Letting the action speaks for itself certainly serves Barret and de La Tullaye well in the film’s most poignant scene. With the band away from home recording their album, their shelter burns to the ground. Nothing can be saved. Letting the stark truth linger as they record a phone-call between Ricky and his wife is understated filmmaking at its best. And Ricky’s stoic reaction is typical of a man with an utter conviction in the redemptive power of the music he creates.

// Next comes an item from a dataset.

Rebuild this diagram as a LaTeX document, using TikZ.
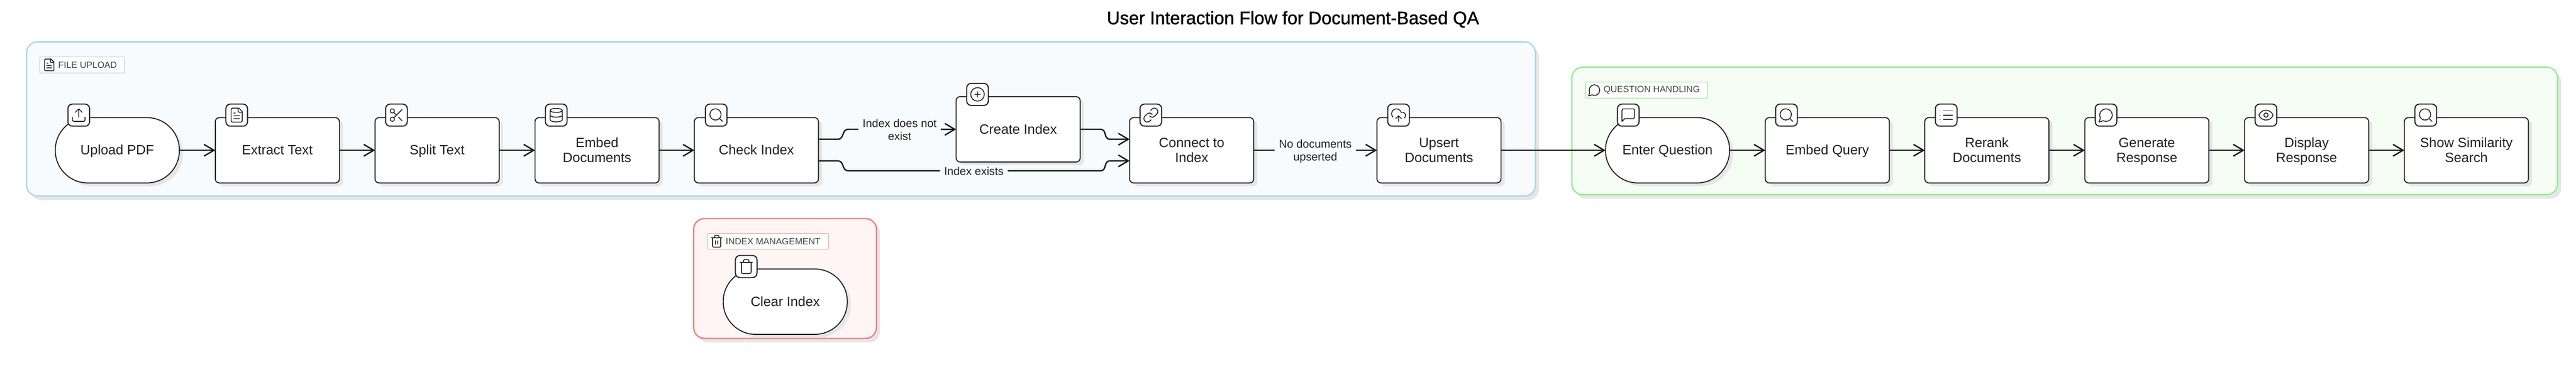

The only other character who can rival Ricky in the charisma stakes is Roger. Discovered aged 12, he grows up on screen over the course of the five years it took to film Benda Bilili! and his journey is the most remarkable of all. He was discovered by the directors playing his santonge: an instrument devised by Roger himself, consisting of an empty tin can, a wooden handle and a guitar string. It’s capable of an amazing range of tones and Roger is a virtuoso at playing it. Charting Roger’s adolescence is arguably the filmmaker’s greatest achievement. The only time they refer back to the past is when they cut a scene of the 12-year-old Roger into later footage. It’s a brilliantly effective way of showing exactly how far he’s come from precocious child to Hendrix-aping frontman.

Having being filmed over such a long period of time, it’s possible to see and hear the maturing of Staff Benda Bilili very clearly. As well as Roger growing up in front of the camera, the band’s music improves noticeably over the length of the documentary. Their hilarious, perennially stoned and thoroughly uplifting journey into the unknown world of Europe is wonderfully documented and punctuated by powerful and polished performances in front of adoring crowds – and the Argentinean ambassador.

Benda Bilili! is a thoroughly uplifting documentary about an inspirational group of people who’ve transcended disability, poverty and hardship to triumph against the odds. It’s telling that this charismatic and charming group grabbed the attention of the directors from the outset and practically forced them to make this wonderful film. Filled with brilliant music and colourful characters, it’s a remarkable, life-affirming and uplifting.